Deal With the Fallout
Now that you've "broken up" with your personal trainer, you might:
- Deal with awkwardness at the gym: Look, we're all adults here (hopefully). If you were straight, communicative, pleasant, and firm, your trainer might have been taken aback at first, but things ultimately will smooth over and you can still exchange pleasantries at the gym. "There shouldn't be any awkwardness if the client was honest," says Hunter.
- Strike out on your own: If the main reason you wanted to leave your personal trainer was that you've "outgrown" them or shifted goals, that's cool, too! Remember everything that you learned and do the workout program on your own, if you want. Personal training should generally be used as an accessory to your fitness journey, not a crutch.
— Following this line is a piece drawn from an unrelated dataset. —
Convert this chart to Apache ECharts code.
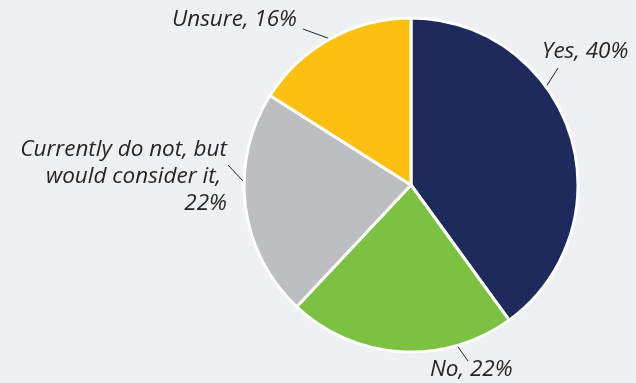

- Find another personal trainer: If you're keen on finding another one from the same gym, take some time to observe how other trainers work with their current clients. Don't be shy about approaching them for fear of your ex-trainer getting angry. The key to finding a trainer that jives with you is to "shop around". It's a harsh reality for trainers, but retaining and losing clients come with the territory.
Throughout all of this, realise that it's not 100% the trainer's fault for whatever you're unhappy with. It's a tough pill to swallow, but your trainer can't make you do the work, force you to eat well, or spoon-feed you healthier habits you know are better for you.
Despite these things, you've still every right to stand up for yourself and make the decision to fire your trainer. This is your health, your time, your energy, and your money that are all at stake here, so it's not a bad thing to be selfish and vocal about your needs.